Chronic obstructive pulmonary disease (COPD) and asthma may overlap and converge in older people (overlap syndrome). It was hypothesized that patients with overlap syndrome may have different clinical characteristics such as sputum eosinophilia, and better responsiveness to treatment with inhaled corticosteroid (ICS).
Sixty-three patients with stable COPD (forced expiratory volume in 1 second [FEV1] ≤80%) underwent pulmonary function tests, including reversibility of airflow limitation, arterial blood gas analysis, analysis of inflammatory cells in induced sputum, and chest high-resolution computed tomography. The inclusion criteria for COPD patients with asthmatic symptoms included having asthmatic symptoms such as episodic breathlessness, wheezing, cough, and chest tightness worsening at night or in the early morning (COPD with asthma group). The clinical features of COPD patients with asthmatic symptoms were compared with those of COPD patients without asthmatic symptoms (COPD without asthma group).

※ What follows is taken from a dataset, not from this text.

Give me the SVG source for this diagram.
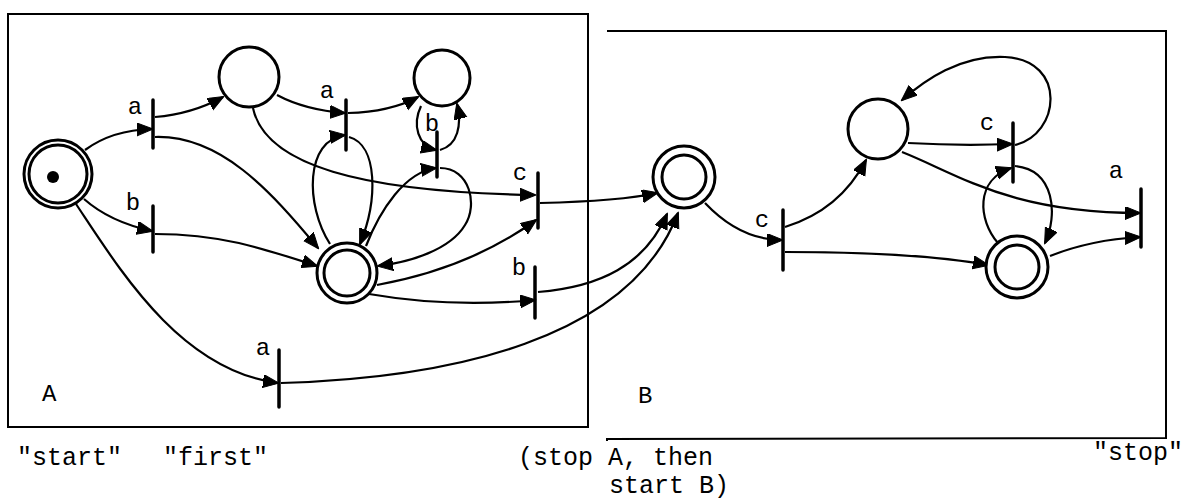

The increases in FEV1 in response to treatment with ICS were significantly higher in the COPD with asthma group. The peripheral eosinophil counts and sputum eosinophil counts were significantly higher. The prevalence of patients with bronchial wall thickening on chest high-resolution computed tomography was significantly higher. A significant correlation was observed between the increases in FEV1 in response to treatment with ICS and sputum eosinophil counts, and between the increases in FEV1 in response to treatment with ICS and the grade of bronchial wall thickening. Receiver operating characteristic curve analysis revealed 82.4% sensitivity and 84.8% specificity of sputum eosinophil count for detecting COPD with asthma, using 2.5% as the cutoff value.
COPD patients with asthmatic symptoms had some clinical features. ICS should be considered earlier as a potential treatment in such patients. High sputum eosinophil counts and bronchial wall thickening on chest high-resolution computed tomography might therefore be a good predictor of response to ICS.